Description of the task: Set the data down again, exactly as it reads, but without the pictures.

————

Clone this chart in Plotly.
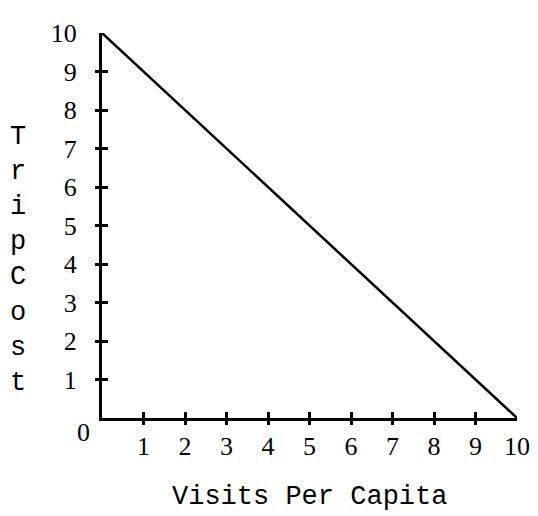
import plotly.graph_objects as go

# Data
visits = [0, 10]
trip_cost = [10, 0]
x_tick_vals = [1, 2, 3, 4, 5, 6, 7, 8, 9, 10]
x_tick_text = ["1", "2", "3", "4", "5", "6", "7", "8", "9", "10"]
y_tick_vals = [1, 2, 3, 4, 5, 6, 7, 8, 9, 10]
y_tick_text = ["1", "2", "3", "4", "5", "6", "7", "8", "9", "10"]
tick_marks = [1, 2, 3, 4, 5, 6, 7, 8, 9]
x_title = "Visits Per Capita"
y_title = "Trip Cost"

TITLE_FONT = "Liberation Mono"
NUM_FONT = "Liberation Serif"
# page body adds an 8px margin, so the figure is drawn 8px smaller
W, H = 530, 508
L, R, T, B = 94, 21, 25, 98

fig = go.Figure()
fig.add_trace(go.Scatter(x=visits, y=trip_cost, mode="lines",
                         line=dict(color="black", width=2.5),
                         cliponaxis=False, hoverinfo="skip", showlegend=False))
# invisible traces so the tick-only overlay axes exist
for xa, ya in [("x2", "y2"), ("x3", "y3")]:
    fig.add_trace(go.Scatter(x=[0], y=[0], xaxis=xa, yaxis=ya, mode="markers",
                             marker=dict(opacity=0), hoverinfo="skip", showlegend=False))

common = dict(range=[0, 10], showgrid=False, zeroline=False, automargin=False)
tickonly = dict(**common, tickvals=tick_marks, ticklen=6, tickwidth=3, tickcolor="black",
                showticklabels=False, showline=False)
fig.update_layout(
    width=W, height=H,
    margin=dict(l=L, r=R, t=T, b=B),
    paper_bgcolor="white", plot_bgcolor="white",
    font=dict(family=NUM_FONT, color="black", size=26),
    xaxis=dict(**common, showline=True, linecolor="black", linewidth=3,
               tickvals=x_tick_vals, ticktext=x_tick_text, ticks="",
               ticklabelstandoff=3),
    yaxis=dict(**common, showline=True, linecolor="black", linewidth=3,
               tickvals=y_tick_vals, ticktext=y_tick_text, ticks="",
               ticklabelstandoff=17),
    xaxis2=dict(**tickonly, overlaying="x", anchor="y2", ticks="outside"),
    yaxis2=dict(**tickonly, overlaying="y", anchor="x2", ticks="outside"),
    xaxis3=dict(**tickonly, overlaying="x", anchor="y3", ticks="inside"),
    yaxis3=dict(**tickonly, overlaying="y", anchor="x3", ticks="inside"),
    annotations=[
        dict(text="0", x=0, y=0, xref="x", yref="y", xanchor="right", yanchor="top",
             xshift=-10, yshift=2, showarrow=False, font=dict(size=26, family=NUM_FONT)),
        dict(text=x_title, x=0.5, y=-0.204, xref="paper", yref="paper",
             xanchor="center", yanchor="middle", showarrow=False,
             font=dict(size=27, family=TITLE_FONT)),
        dict(text="<br>".join(list(y_title.replace(" ", ""))), x=-0.2024, y=0.41,
             xref="paper", yref="paper", xanchor="center", yanchor="middle",
             showarrow=False, font=dict(size=27, family=TITLE_FONT)),
    ],
)

fig.write_html("out.html")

————

Written answer:
Clone this chart in Plotly.
import plotly.graph_objects as go

# Data
visits = [0, 10]
trip_cost = [10, 0]
x_tick_vals = [1, 2, 3, 4, 5, 6, 7, 8, 9, 10]
x_tick_text = ["1", "2", "3", "4", "5", "6", "7", "8", "9", "10"]
y_tick_vals = [1, 2, 3, 4, 5, 6, 7, 8, 9, 10]
y_tick_text = ["1", "2", "3", "4", "5", "6", "7", "8", "9", "10"]
tick_marks = [1, 2, 3, 4, 5, 6, 7, 8, 9]
x_title = "Visits Per Capita"
y_title = "Trip Cost"

TITLE_FONT = "Liberation Mono"
NUM_FONT = "Liberation Serif"
# page body adds an 8px margin, so the figure is drawn 8px smaller
W, H = 530, 508
L, R, T, B = 94, 21, 25, 98

fig = go.Figure()
fig.add_trace(go.Scatter(x=visits, y=trip_cost, mode="lines",
                         line=dict(color="black", width=2.5),
                         cliponaxis=False, hoverinfo="skip", showlegend=False))
# invisible traces so the tick-only overlay axes exist
for xa, ya in [("x2", "y2"), ("x3", "y3")]:
    fig.add_trace(go.Scatter(x=[0], y=[0], xaxis=xa, yaxis=ya, mode="markers",
                             marker=dict(opacity=0), hoverinfo="skip", showlegend=False))

common = dict(range=[0, 10], showgrid=False, zeroline=False, automargin=False)
tickonly = dict(**common, tickvals=tick_marks, ticklen=6, tickwidth=3, tickcolor="black",
                showticklabels=False, showline=False)
fig.update_layout(
    width=W, height=H,
    margin=dict(l=L, r=R, t=T, b=B),
    paper_bgcolor="white", plot_bgcolor="white",
    font=dict(family=NUM_FONT, color="black", size=26),
    xaxis=dict(**common, showline=True, linecolor="black", linewidth=3,
               tickvals=x_tick_vals, ticktext=x_tick_text, ticks="",
               ticklabelstandoff=3),
    yaxis=dict(**common, showline=True, linecolor="black", linewidth=3,
               tickvals=y_tick_vals, ticktext=y_tick_text, ticks="",
               ticklabelstandoff=17),
    xaxis2=dict(**tickonly, overlaying="x", anchor="y2", ticks="outside"),
    yaxis2=dict(**tickonly, overlaying="y", anchor="x2", ticks="outside"),
    xaxis3=dict(**tickonly, overlaying="x", anchor="y3", ticks="inside"),
    yaxis3=dict(**tickonly, overlaying="y", anchor="x3", ticks="inside"),
    annotations=[
        dict(text="0", x=0, y=0, xref="x", yref="y", xanchor="right", yanchor="top",
             xshift=-10, yshift=2, showarrow=False, font=dict(size=26, family=NUM_FONT)),
        dict(text=x_title, x=0.5, y=-0.204, xref="paper", yref="paper",
             xanchor="center", yanchor="middle", showarrow=False,
             font=dict(size=27, family=TITLE_FONT)),
        dict(text="<br>".join(list(y_title.replace(" ", ""))), x=-0.2024, y=0.41,
             xref="paper", yref="paper", xanchor="center", yanchor="middle",
             showarrow=False, font=dict(size=27, family=TITLE_FONT)),
    ],
)

fig.write_html("out.html")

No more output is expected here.